Pan Am, which agreed to take on 800 of them--ground employes--as well as their South American facilities, is committed to give up the routes at the end of four years if Braniff wants them back and is in a position to take them back. For Pan Am, the agreement would provide additional revenues for little additional cost because it has underutilized aircraft and employes who have agreed to put in more hours for the same pay.
The staff of the CAB and others have raised some questions about whether the agency is legally able to approve the unusual route-leasing agreement and whether there are any anticompetitive implications in the arrangement. Both Braniff's Putnam and Pan Am Chairman C. Edward Acker contended in interviews that competition wouldn't be affected because the CAB could designate other carriers to serve the routes on which current dual-U.S. carrier service would be eliminated by the agreement. Grants of such route authority might have to be limited to four years, but a Pan Am official said that most grants of foreign-route authority are temporary now.

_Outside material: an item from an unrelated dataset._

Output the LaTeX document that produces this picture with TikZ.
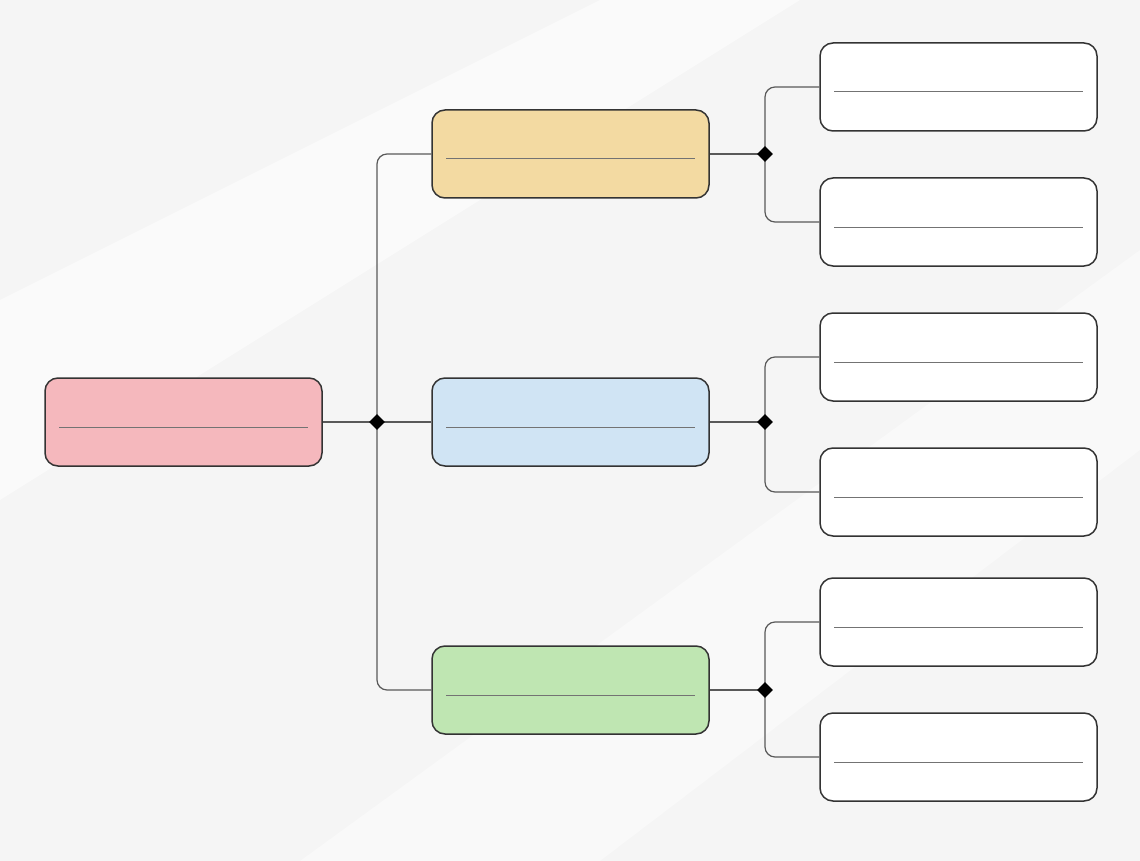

"Certain carriers are denied the opportunity to go in and pick the bones of a Braniff in case they do face a demise or in case they do have to pull out of these markets, but nobody is disadvantaged on any other basis," Acker said. "The people who are more advantaged are Braniff as a corporation and Braniff's employes. . . . These people are going to have a better shot at getting through this difficult time because of the cash infusion. So it protects jobs here."
Asked whether Braniff would be in a position to take the routes back in four years, Putnam replied, "No guarantee--but I can tell you, if we don't do it this way, we won't be around here in four years."